| DATA PROVIDED |
>>

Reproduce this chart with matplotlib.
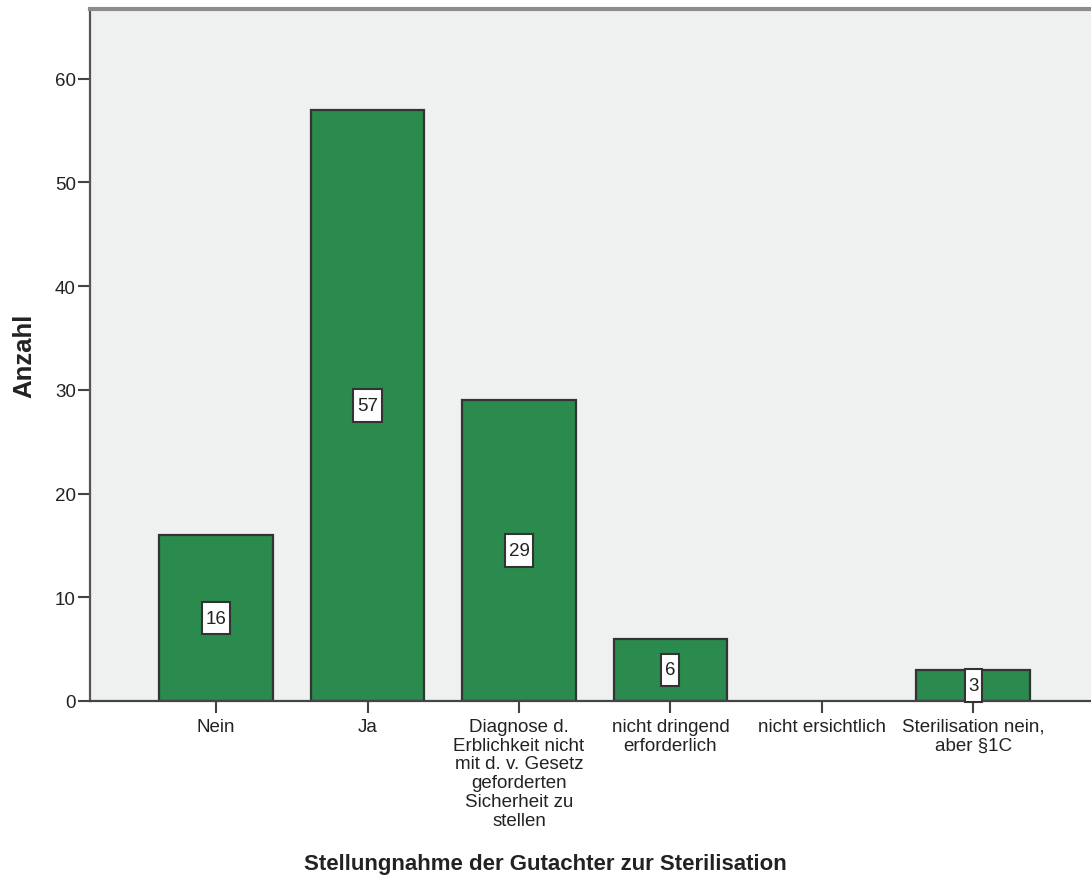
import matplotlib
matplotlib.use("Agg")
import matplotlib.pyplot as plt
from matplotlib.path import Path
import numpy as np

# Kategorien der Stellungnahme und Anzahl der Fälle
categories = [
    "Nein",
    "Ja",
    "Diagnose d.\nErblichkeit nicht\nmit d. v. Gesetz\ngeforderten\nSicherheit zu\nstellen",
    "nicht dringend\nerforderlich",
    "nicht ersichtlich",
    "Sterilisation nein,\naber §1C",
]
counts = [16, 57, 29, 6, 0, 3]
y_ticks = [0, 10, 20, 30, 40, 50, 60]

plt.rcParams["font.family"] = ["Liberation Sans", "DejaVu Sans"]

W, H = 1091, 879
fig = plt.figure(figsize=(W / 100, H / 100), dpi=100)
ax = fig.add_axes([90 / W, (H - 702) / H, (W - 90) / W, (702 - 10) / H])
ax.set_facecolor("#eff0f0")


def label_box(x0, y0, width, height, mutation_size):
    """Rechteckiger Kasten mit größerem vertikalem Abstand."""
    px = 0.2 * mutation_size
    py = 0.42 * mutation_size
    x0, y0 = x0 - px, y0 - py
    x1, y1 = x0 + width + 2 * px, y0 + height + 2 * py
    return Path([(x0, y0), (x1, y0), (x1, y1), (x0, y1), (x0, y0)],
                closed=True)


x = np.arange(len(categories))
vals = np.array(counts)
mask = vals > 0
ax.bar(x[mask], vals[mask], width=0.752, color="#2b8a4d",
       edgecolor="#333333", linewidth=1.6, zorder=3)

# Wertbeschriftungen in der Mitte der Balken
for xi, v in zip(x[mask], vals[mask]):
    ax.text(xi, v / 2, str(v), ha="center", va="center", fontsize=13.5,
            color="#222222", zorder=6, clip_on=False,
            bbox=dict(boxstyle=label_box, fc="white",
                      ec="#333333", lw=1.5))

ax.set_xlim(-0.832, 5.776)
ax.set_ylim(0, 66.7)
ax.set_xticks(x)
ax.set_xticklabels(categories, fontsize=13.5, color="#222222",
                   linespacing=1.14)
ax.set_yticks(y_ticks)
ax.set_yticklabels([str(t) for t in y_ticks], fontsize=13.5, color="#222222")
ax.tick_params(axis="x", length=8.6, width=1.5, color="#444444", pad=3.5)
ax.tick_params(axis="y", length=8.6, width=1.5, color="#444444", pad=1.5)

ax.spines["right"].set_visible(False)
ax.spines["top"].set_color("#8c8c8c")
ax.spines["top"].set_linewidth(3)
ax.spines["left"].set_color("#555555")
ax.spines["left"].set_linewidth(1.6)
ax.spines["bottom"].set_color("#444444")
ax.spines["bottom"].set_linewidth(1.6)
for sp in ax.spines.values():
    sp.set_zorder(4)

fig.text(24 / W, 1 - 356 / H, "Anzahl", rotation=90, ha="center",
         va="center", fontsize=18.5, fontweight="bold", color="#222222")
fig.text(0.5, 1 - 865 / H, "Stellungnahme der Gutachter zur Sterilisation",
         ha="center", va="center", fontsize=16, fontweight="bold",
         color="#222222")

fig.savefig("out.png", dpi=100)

<<

| AIM |
Copy out all lines above that include the string "matplotlib".

| FINISHED ANSWER |
Reproduce this chart with matplotlib.
import matplotlib
matplotlib.use("Agg")
import matplotlib.pyplot as plt
from matplotlib.path import Path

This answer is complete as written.